I once sat under a minister who downloaded his sermon outlines. In other words, he let someone else do the sermon preparation for him. He didn’t take the time to digest the food he expected his congregation to feed upon. It showed that this congregation was poorly fed by their supposed shepherd.

There’s another side to preaching that needs effort and growth: listening. For some, the sermon is “nap time.” However, listening to a sermon is a spiritual exercise and an act of worship. If the minister opens and explains Scripture, then you must receive it as God’s Word (1 Thessalonians 2:13).
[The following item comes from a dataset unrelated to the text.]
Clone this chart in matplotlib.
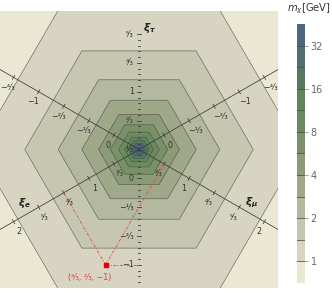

Listening well means preparing, receiving, and practicing. Here are some pointers to help you listen to sermons better. First, prepare with prayer. When the service is about to start, quietly take your seat and spend a moment in prayer for yourself, the congregation and the minister. Ask Christ to give you a longing for the pure milk of the Word (1 Peter 2:1-2). Second, take notes and review what the minister says about the Scripture passage (Acts 17:11). Ask your pastor follow-up questions if there’s something you didn’t understand. This encourages your minister because it lets him know you are listening, and will help him improve his delivery over time. Third, after the sermon, meditate on the Word and hide it in your heart so that you’ll bear fruit from each sermon (Luke 8:15, James 1:25).

Lastly, help your children listen well, too! When they are old enough to understand, don’t allow them to fall asleep on your shoulder. And, review the sermon content around your lunch table after worship.

You understand preaching rightly when you see it as an aspect of worship in which both minister and congregation are active. There are no passive parts of worship. As you worship Christ during the preaching portion of the service, set your heart to rejoice in what he says to you!